Recurrent Early Exits for Federated Learning with Heterogeneous Clients
Royson Lee, Javier Fernandez-Marques, Shell Xu Hu, Da Li, Stefanos Laskaridis, Łukasz Dudziak, Timothy Hospedales, Ferenc Huszár, Nicholas D. Lane
TL;DR
Recurrent Early Exits for Federated Learning with Heterogeneous Clients tackles device heterogeneity in FL by introducing ReeFL, a transformer-based recurrent early exit module shared across sub-models that fuses multi-depth features into a single classifier. It enables per-client adaptive knowledge distillation by selecting the best-performing exit as the teacher and modulates backbone features to enhance deeper predictions, trained end-to-end with a unified objective that includes cross-entropy losses and a KL knowledge transfer term. Empirically, ReeFL outperforms depth- and width-based baselines (DepthFL, InclusiveFL, ScaleFL, ExclusiveFL) across CIFAR-100, FEMNIST, and SpeechCommands, for both 4 and 12 exits, while maintaining reasonable communication and compute costs under PEFT and full-finetuning regimes. The work demonstrates robust performance gains due to feature fusion, dynamic teacher selection, and shared classifier architecture, offering practical benefits for scalable FL on heterogeneous edge devices.
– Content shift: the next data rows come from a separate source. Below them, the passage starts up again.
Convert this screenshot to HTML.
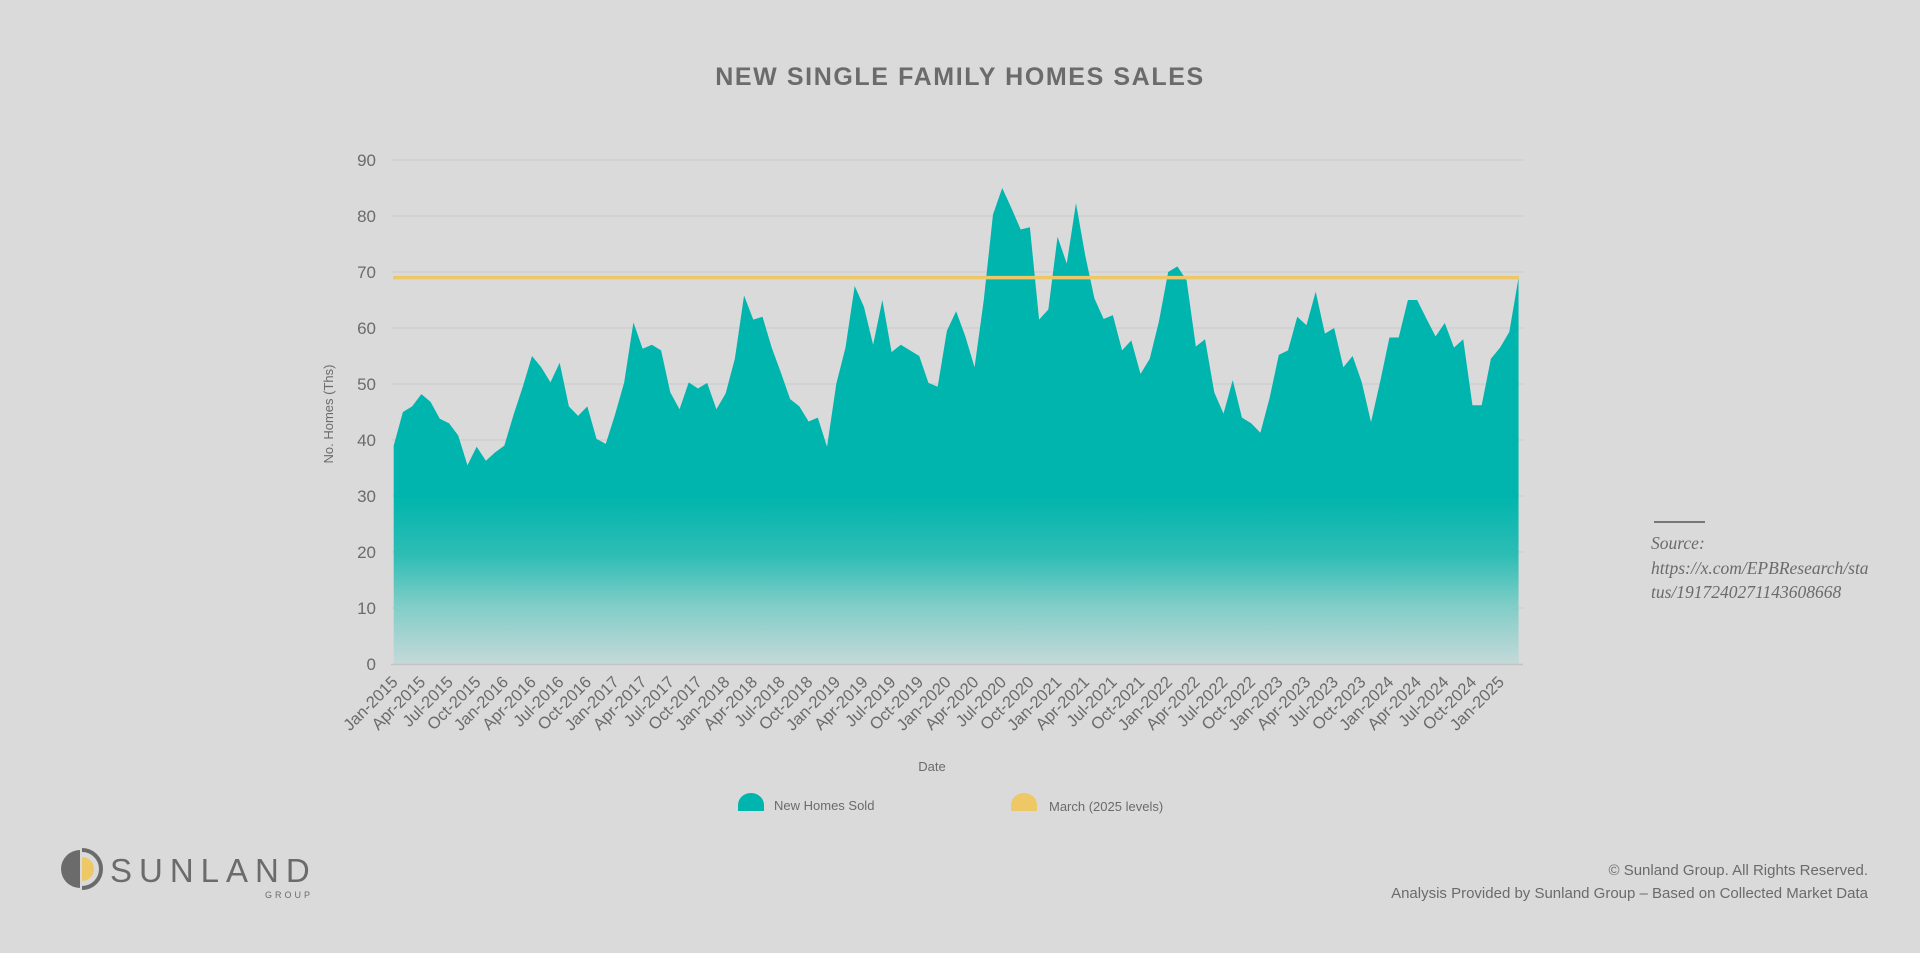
<!DOCTYPE html>
<html><head><meta charset="utf-8"><style>
html,body{margin:0;padding:0;background:#dadada;}
svg{display:block;font-family:"Liberation Sans",sans-serif;}
</style></head><body>
<svg width="1920" height="953" viewBox="0 0 1920 953" xmlns="http://www.w3.org/2000/svg">
<rect width="1920" height="953" fill="#dadada"/>
<text x="960" y="85" text-anchor="middle" font-size="25" font-weight="bold" fill="#6b6b6b" letter-spacing="1.6">NEW SINGLE FAMILY HOMES SALES</text>
<g stroke="#c9c9c9" stroke-width="1">
<line x1="391" x2="1523" y1="160" y2="160"/><line x1="391" x2="1523" y1="216" y2="216"/><line x1="391" x2="1523" y1="272" y2="272"/><line x1="391" x2="1523" y1="328" y2="328"/><line x1="391" x2="1523" y1="384" y2="384"/><line x1="391" x2="1523" y1="440" y2="440"/><line x1="391" x2="1523" y1="496" y2="496"/><line x1="391" x2="1523" y1="552" y2="552"/><line x1="391" x2="1523" y1="608" y2="608"/>
</g>
<g font-size="17" fill="#6b6b6b" text-anchor="end">
<text x="376" y="166">90</text><text x="376" y="222">80</text><text x="376" y="278">70</text><text x="376" y="334">60</text><text x="376" y="390">50</text><text x="376" y="446">40</text><text x="376" y="502">30</text><text x="376" y="558">20</text><text x="376" y="614">10</text><text x="376" y="670">0</text>
</g>
<text transform="translate(333,414) rotate(-90)" text-anchor="middle" font-size="13" fill="#6b6b6b">No. Homes (Ths)</text>
<defs>
<linearGradient id="g" gradientUnits="userSpaceOnUse" x1="0" y1="30" x2="0" y2="0">
<stop offset="0" stop-color="#00b5ad"/><stop offset="0.35" stop-color="#2dbdb5"/><stop offset="0.65" stop-color="#80cdc7"/><stop offset="1" stop-color="#c4d9d9"/>
</linearGradient>
</defs>
<g transform="translate(393.7,664) scale(9.22,-5.6)">
<polygon fill="url(#g)" points="0,0 0,39 1,45 2,46 3,48.2 4,46.8 5,43.8 6,43 7,40.8 8,35.5 9,38.8 10,36.3 11,37.8 12,39 13,44.5 14,49.5 15,55 16,53 17,50.3 18,53.8 19,46 20,44.3 21,46 22,40.2 23,39.3 24,44.5 25,50.3 26,61 27,56.3 28,57 29,56 30,48.5 31,45.5 32,50.3 33,49.2 34,50.2 35,45.5 36,48.3 37,54.5 38,65.8 39,61.5 40,62 41,56.5 42,52 43,47.3 44,46 45,43.3 46,44 47,38.8 48,50 49,56.5 50,67.5 51,63.8 52,57 53,65 54,55.7 55,57 56,56 57,55 58,50.2 59,49.5 60,59.5 61,63 62,58.5 63,53 64,65 65,80.3 66,85 67,81.4 68,77.6 69,78 70,61.5 71,63.3 72,76.3 73,71.5 74,82.3 75,73 76,65.3 77,61.6 78,62.3 79,56 80,57.8 81,51.8 82,54.5 83,61.2 84,70 85,71 86,68.5 87,56.7 88,58 89,48.5 90,44.7 91,50.7 92,44 93,43 94,41.3 95,47.5 96,55.2 97,56 98,62 99,60.5 100,66.5 101,59 102,60 103,53 104,55 105,50.3 106,43.2 107,50.5 108,58.3 109,58.3 110,65 111,65 112,61.7 113,58.5 114,60.9 115,56.5 116,58 117,46.2 118,46.2 119,54.5 120,56.5 121,59.3 122,69 122,0"/>
</g>
<line x1="391" x2="1523" y1="664.5" y2="664.5" stroke="#c4c4c4" stroke-width="1.5"/>
<line x1="393" x2="1519" y1="277.6" y2="277.6" stroke="#eec866" stroke-width="3.5"/>
<g font-size="16.5" fill="#6b6b6b" text-anchor="end">
<text transform="translate(398.7,683) rotate(-45)">Jan-2015</text>
<text transform="translate(426.4,683) rotate(-45)">Apr-2015</text>
<text transform="translate(454.0,683) rotate(-45)">Jul-2015</text>
<text transform="translate(481.7,683) rotate(-45)">Oct-2015</text>
<text transform="translate(509.3,683) rotate(-45)">Jan-2016</text>
<text transform="translate(537.0,683) rotate(-45)">Apr-2016</text>
<text transform="translate(564.7,683) rotate(-45)">Jul-2016</text>
<text transform="translate(592.3,683) rotate(-45)">Oct-2016</text>
<text transform="translate(620.0,683) rotate(-45)">Jan-2017</text>
<text transform="translate(647.6,683) rotate(-45)">Apr-2017</text>
<text transform="translate(675.3,683) rotate(-45)">Jul-2017</text>
<text transform="translate(703.0,683) rotate(-45)">Oct-2017</text>
<text transform="translate(730.6,683) rotate(-45)">Jan-2018</text>
<text transform="translate(758.3,683) rotate(-45)">Apr-2018</text>
<text transform="translate(785.9,683) rotate(-45)">Jul-2018</text>
<text transform="translate(813.6,683) rotate(-45)">Oct-2018</text>
<text transform="translate(841.3,683) rotate(-45)">Jan-2019</text>
<text transform="translate(868.9,683) rotate(-45)">Apr-2019</text>
<text transform="translate(896.6,683) rotate(-45)">Jul-2019</text>
<text transform="translate(924.2,683) rotate(-45)">Oct-2019</text>
<text transform="translate(951.9,683) rotate(-45)">Jan-2020</text>
<text transform="translate(979.6,683) rotate(-45)">Apr-2020</text>
<text transform="translate(1007.2,683) rotate(-45)">Jul-2020</text>
<text transform="translate(1034.9,683) rotate(-45)">Oct-2020</text>
<text transform="translate(1062.5,683) rotate(-45)">Jan-2021</text>
<text transform="translate(1090.2,683) rotate(-45)">Apr-2021</text>
<text transform="translate(1117.9,683) rotate(-45)">Jul-2021</text>
<text transform="translate(1145.5,683) rotate(-45)">Oct-2021</text>
<text transform="translate(1173.2,683) rotate(-45)">Jan-2022</text>
<text transform="translate(1200.8,683) rotate(-45)">Apr-2022</text>
<text transform="translate(1228.5,683) rotate(-45)">Jul-2022</text>
<text transform="translate(1256.2,683) rotate(-45)">Oct-2022</text>
<text transform="translate(1283.8,683) rotate(-45)">Jan-2023</text>
<text transform="translate(1311.5,683) rotate(-45)">Apr-2023</text>
<text transform="translate(1339.1,683) rotate(-45)">Jul-2023</text>
<text transform="translate(1366.8,683) rotate(-45)">Oct-2023</text>
<text transform="translate(1394.5,683) rotate(-45)">Jan-2024</text>
<text transform="translate(1422.1,683) rotate(-45)">Apr-2024</text>
<text transform="translate(1449.8,683) rotate(-45)">Jul-2024</text>
<text transform="translate(1477.4,683) rotate(-45)">Oct-2024</text>
<text transform="translate(1505.1,683) rotate(-45)">Jan-2025</text>
</g>
<text x="932" y="771" text-anchor="middle" font-size="13" fill="#6b6b6b">Date</text>
<path d="M738,811 L738,805 A13,12 0 0 1 764,805 L764,811 Z" fill="#00b5ad"/>
<text x="774" y="810" font-size="13" fill="#6b6b6b">New Homes Sold</text>
<path d="M1011,811 L1011,805 A13,12 0 0 1 1037,805 L1037,811 Z" fill="#eec866"/>
<text x="1049" y="811" font-size="13" fill="#6b6b6b">March (2025 levels)</text>
<line x1="1654" x2="1705" y1="522" y2="522" stroke="#777" stroke-width="2"/>
<g font-family="Liberation Serif, serif" font-style="italic" font-size="17.5" fill="#6b6b6b">
<text x="1651" y="549">Source:</text>
<text x="1651" y="574">https://x.com/EPBResearch/sta</text>
<text x="1651" y="598">tus/1917240271143608668</text>
</g>
<path d="M80,850 A19,19 0 0 0 80,888 Z" fill="#6b6b6b"/>
<path d="M82,850 A19,19 0 0 1 82,888" fill="none" stroke="#6b6b6b" stroke-width="4"/>
<path d="M82,857 A12,12 0 0 1 82,881 Z" fill="#eec866"/>
<text x="110" y="882" font-size="33" fill="#6b6b6b" letter-spacing="7">SUNLAND</text>
<text x="313" y="898" text-anchor="end" font-size="9" fill="#6b6b6b" letter-spacing="3">GROUP</text>
<g font-size="15" fill="#6b6b6b" text-anchor="end">
<text x="1868" y="875">© Sunland Group. All Rights Reserved.</text>
<text x="1868" y="898">Analysis Provided by Sunland Group – Based on Collected Market Data</text>
</g>
</svg>
</body></html>
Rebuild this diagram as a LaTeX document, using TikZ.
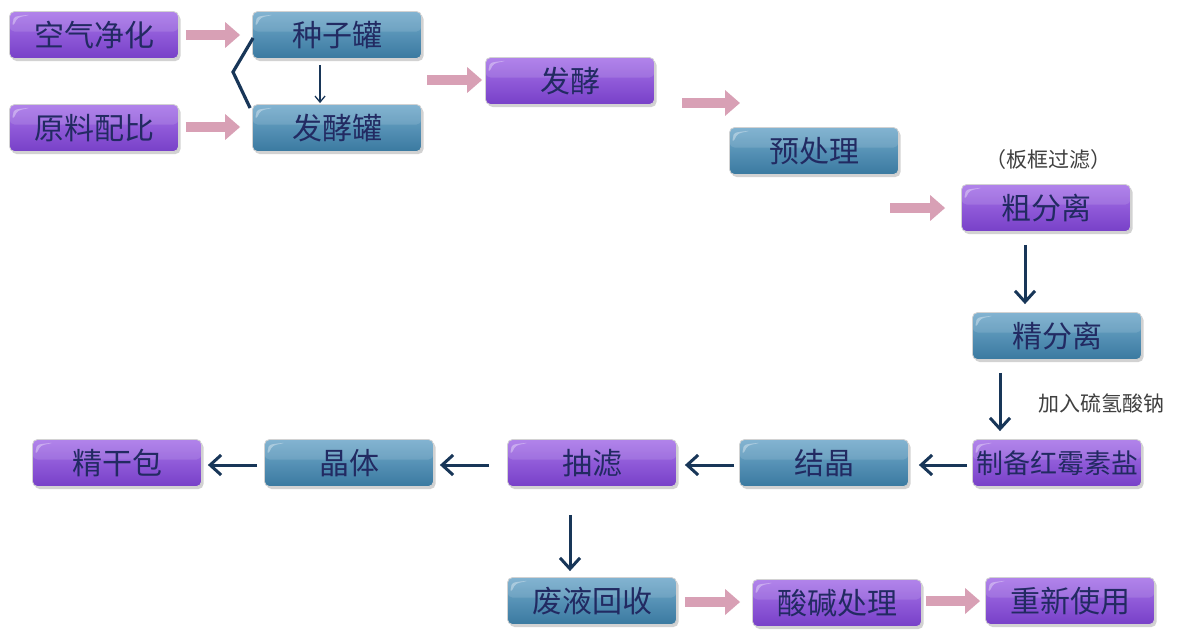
\documentclass[tikz,border=0pt]{standalone}
\usepackage{fontspec}
\newfontfamily\cjk{Noto Sans CJK SC}
\usetikzlibrary{arrows.meta,shadows}
\definecolor{purpT}{HTML}{A673E8}
\definecolor{purpB}{HTML}{7840C8}
\definecolor{bluT}{HTML}{72AACB}
\definecolor{bluB}{HTML}{3A79A0}
\definecolor{textc}{HTML}{222A62}
\definecolor{pinkc}{HTML}{D8A0B5}
\definecolor{navyc}{HTML}{183658}
\tikzset{
  box/.style={rounded corners=5pt, minimum width=169pt, minimum height=47pt, inner sep=0pt,
    font=\cjk\fontsize{30}{32}\selectfont, text=textc, draw=gray!35, line width=0.8pt,
    drop shadow={opacity=0.35, shadow xshift=2pt, shadow yshift=-2.5pt},
    path picture={
      \fill[white,opacity=0.12] (path picture bounding box.north west) rectangle ([yshift=-20pt]path picture bounding box.north east);
      \fill[white,opacity=0.35] ([xshift=3pt,yshift=-16pt]path picture bounding box.north west)
        .. controls ([xshift=4pt,yshift=-5pt]path picture bounding box.north west) .. ([xshift=22pt,yshift=-3pt]path picture bounding box.north west)
        .. controls ([xshift=8pt,yshift=-6pt]path picture bounding box.north west) .. cycle;
    }},
  purp/.style={box, top color=purpT, bottom color=purpB},
  blu/.style={box, top color=bluT, bottom color=bluB},
  pinkarr/.style={draw=pinkc, line width=10pt, -{Triangle[length=15pt,width=25pt]}, color=pinkc},
  navyarr/.style={draw=navyc, line width=3pt, -{Straight Barb[length=11pt,width=20pt,line width=3pt]}},
  thinarr/.style={draw=navyc, line width=1.3pt, -{Straight Barb[length=6pt,width=10pt,line width=1.3pt]}},
  note/.style={font=\cjk\fontsize{21}{24}\selectfont, text=black!75}
}
\begin{document}
\begin{tikzpicture}[x=1pt,y=-1pt]
\useasboundingbox[fill=white] (0,0) rectangle (1180,629);

\node[purp] (kq) at (94,35) {空气净化};
\node[purp] (yl) at (94,128) {原料配比};
\node[blu] (zz) at (337,35) {种子罐};
\node[blu] (fjg) at (337,128) {发酵罐};
\node[purp] (fj) at (570,81) {发酵};
\node[blu] (ycl) at (814,151) {预处理};
\node[purp] (cfl) at (1046,208) {粗分离};
\node[note] (bk) at (1048,160) {（板框过滤）};
\node[note] (jr) at (1101,403) {加入硫氢酸钠};
\node[blu] (jfl) at (1057,336) {精分离};
\node[purp, font=\cjk\fontsize{27}{30}\selectfont] (zb) at (1057,463) {制备红霉素盐};
\node[blu] (jj) at (824,463) {结晶};
\node[purp] (cl) at (592,463) {抽滤};
\node[blu] (jt) at (349,463) {晶体};
\node[purp] (jgb) at (117,463) {精干包};
\node[blu] (fy) at (592,601) {废液回收};
\node[purp] (sj) at (837,603) {酸碱处理};
\node[purp] (cx) at (1070,601) {重新使用};

% free coordinates
\coordinate (c1) at (427,80);
\coordinate (p1) at (682,103);
\coordinate (p2) at (740,103);
\coordinate (p3) at (890,208);
\coordinate (bv) at (233,72);

% pink arrows
\draw[pinkarr] ([xshift=7pt]kq.east) -- ([xshift=-12pt]zz.west);
\draw[pinkarr] ([xshift=7pt,yshift=1pt]yl.east) -- ([xshift=-12pt,yshift=1pt]fjg.west);
\draw[pinkarr] (c1) -- ([xshift=-3pt,yshift=1pt]fj.west);
\draw[pinkarr] (p1) -- (p2);
\draw[pinkarr] (p3) -- ([xshift=-16pt]cfl.west);
\draw[pinkarr] ([xshift=8pt,yshift=-1pt]fy.east) -- ([xshift=-12pt,yshift=1pt]sj.west);
\draw[pinkarr] ([xshift=4pt,yshift=2pt]sj.east) -- ([xshift=-5pt]cx.west);

% brace and small arrow
\draw[navyc, line width=3.2pt, line join=miter] ([xshift=1pt,yshift=-3pt]zz.west) -- (bv) -- ([xshift=-2pt,yshift=20pt]fjg.west);
\draw[thinarr] ([xshift=-17pt,yshift=-6pt]zz.south) -- ([xshift=-17pt,yshift=1pt]fjg.north);

% navy arrows
\draw[navyarr] ([xshift=-21pt,yshift=-13pt]cfl.south) -- ([xshift=-32pt,yshift=8pt]jfl.north);
\draw[navyarr] ([xshift=-57pt,yshift=-13pt]jfl.south) -- ([xshift=-57pt,yshift=8pt]zb.north);
\draw[navyarr] ([xshift=-5pt,yshift=-2pt]zb.west) -- ([xshift=10pt,yshift=-2pt]jj.east);
\draw[navyarr] ([xshift=-5pt,yshift=-2pt]jj.west) -- ([xshift=8pt,yshift=-2pt]cl.east);
\draw[navyarr] ([xshift=-18pt,yshift=-2pt]cl.west) -- ([xshift=6pt,yshift=-2pt]jt.east);
\draw[navyarr] ([xshift=-7pt,yshift=-2pt]jt.west) -- ([xshift=6pt,yshift=-2pt]jgb.east);
\draw[navyarr] ([xshift=-22pt,yshift=-28pt]cl.south) -- ([xshift=-22pt,yshift=6pt]fy.north);
\end{tikzpicture}
\end{document}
It also provides extensive ablations on aggregation, distillation, and feature modulation, highlighting when ReeFL's components most strongly contribute to accuracy.
Abstract
Federated learning (FL) has enabled distributed learning of a model across multiple clients in a privacy-preserving manner. One of the main challenges of FL is to accommodate clients with varying hardware capacities; clients have differing compute and memory requirements. To tackle this challenge, recent state-of-the-art approaches leverage the use of early exits. Nonetheless, these approaches fall short of mitigating the challenges of joint learning multiple exit classifiers, often relying on hand-picked heuristic solutions for knowledge distillation among classifiers and/or utilizing additional layers for weaker classifiers. In this work, instead of utilizing multiple classifiers, we propose a recurrent early exit approach named ReeFL that fuses features from different sub-models into a single shared classifier. Specifically, we use a transformer-based early-exit module shared among sub-models to i) better exploit multi-layer feature representations for task-specific prediction and ii) modulate the feature representation of the backbone model for subsequent predictions. We additionally present a per-client self-distillation approach where the best sub-model is automatically selected as the teacher of the other sub-models at each client. Our experiments on standard image and speech classification benchmarks across various emerging federated fine-tuning baselines demonstrate ReeFL's effectiveness over previous works.